Assistant Portfolio Manager David Chung discusses the ongoing recovery in the manufacturing sector and how technological innovation is helping drive longer-term growth in certain industries.
- Though typically more severely impacted during recessions, manufacturing has thus far recovered faster than the services sector.
- Recent data show positive results and an encouraging outlook for select industrials as the recovery broadens.
- While technology stocks have been clear beneficiaries of the digitization of the global economy, we also see technological innovation driving growth in less obvious, more traditional segments of the market, like industrials.
While the economy overall has been hit severely by the COVID-19 pandemic, in contrast with previous recessions, manufacturing has rebounded faster than the much larger services sector. Demand for services is typically more resilient in economic downturns, but lingering social restrictions and the resultant changes in consumer behavior have destroyed demand in many service-related industries.
In contrast, manufacturers have been deemed essential businesses, with factories predominantly remaining open during the pandemic and some even benefiting from behavioral changes and catch-up spending from delayed demand for physical goods. For example, as consumers cancel vacations and work from home, many have purchased new power tools to complete DIY home projects or bought paint to brighten up a room. And while December may see consumers finally purchasing the cars or dishwashers they had originally planned to purchase in May, the haircuts skipped in April represent demand that has been permanently lost.
Bright Spots Emerge Amid the Recovery
Recent data suggest that the economy and, in particular, manufacturing continue to rebound from a historical second quarter contraction much quicker than many would have predicted. The Institute for Supply Management (ISM) manufacturing purchasing managers index (PMI) level for November continued to register squarely in expansion territory, as it has done so for six consecutive months. There are very few signs that inventory restocking is driving the recovery, so assuming the pandemic doesn’t worsen materially, we believe short-cycle orders and industrial production can continue to improve from current levels, contributing to further growth.
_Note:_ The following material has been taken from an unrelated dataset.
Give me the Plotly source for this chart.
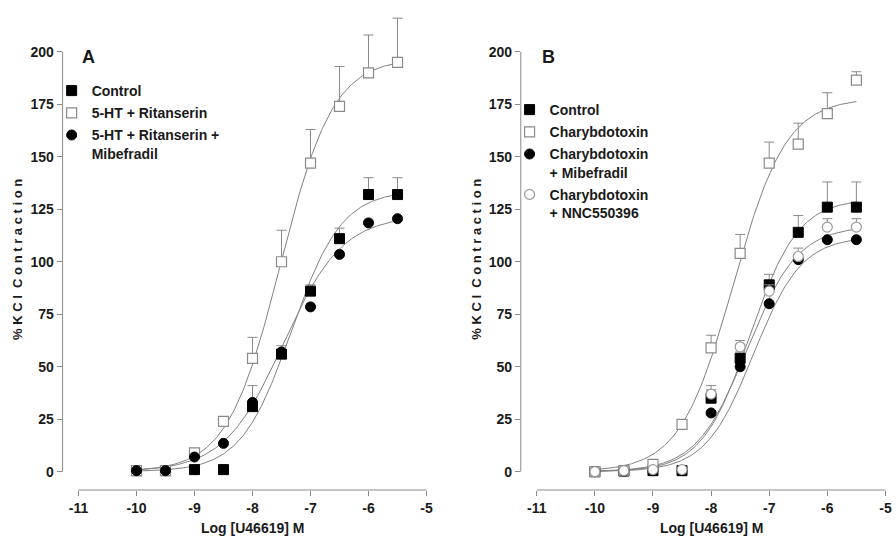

Overall, we see stabilization across industrials sectors and a steady gradual recovery that has been better than expected as compared to company guidance and commentary in second quarter earnings calls, when results were at their weakest. Auto manufacturing and residential construction have been the clear bright spots as consumer spending remains relatively strong, bolstered in part by a rapid stock market recovery and a robust housing market. We expect select industrials firms to report results above management guidance or consensus estimates for 2020 and believe that current valuations for some stocks are still reasonable, allowing room for further price appreciation in the coming year.
Technological Innovation Helping Drive Longer-Term Growth
While we continue to see signs of a cyclical manufacturing recovery in the near term, we also see potential for longer-term secular growth as more traditional industries leverage technology in innovative ways.
For example, farm machinery can now be equipped with sensors and systems that collect and analyze data to more effectively prepare fields based on soil conditions, optimize seed placement and spacing, apply fertilizer more efficiently, and improve harvests. Tech advances like these that bring value to farmers may lead to an upgrade cycle in the industry, driving volume growth, strong pricing and product mix for manufacturers, and enhancing profits.
Investments in warehouse automation technology could also help amplify the benefits of rapid e-commerce growth. As online shopping has boomed, customers have demanded faster order fulfillment. At the same time, online retailers face qualified labor shortages and increasing labor costs in their distribution centers. Fully automated systems for scanning and sorting packages in warehouses could enable retailers to address these issues and operate with greater efficiency and safety. A “dark warehouse,” with order-picking robots that can grasp objects with dexterity comparable to the human hand and autonomous machines that load and unload trucks, is in the not-too-distant future.
In public safety and security, new technology is expanding the pool of available tools from traditional radios to exciting areas such as cloud-based software, facial recognition, machine learning and analytics. Consolidating voice, video and data onto a single cloud-based platform – rather than relying solely on 911 voice calls – allows public safety agencies to more effectively respond to and resolve incidents. Facial recognition technology and analytics can help agencies investigate and detect crime by effectively sorting through an ever-growing volume of video data. As government budgets are stretched and resources get dedicated to other needs, such as COVID-19 stimulus, we believe public safety departments will need to increasingly deploy technology to automate and enable more efficient operations, providing opportunity for durable growth.
Uncovering Growth Potential
Thus, while a select group of well-known technology stocks have been obvious beneficiaries of this year’s digitization of the global economy, we see technological innovation also driving growth in less conspicuous, more traditional segments of the market. Companies that are able to adopt and leverage technological advances may offer investors opportunities for long-term growth.
To that end, while we have begun to see signs of improving business and manufacturing activity, we believe it remains important to focus on bottom-up fundamentals to identify companies with strong balance sheets and sustainable competitive advantages that are positioned to benefit from long-term secular themes.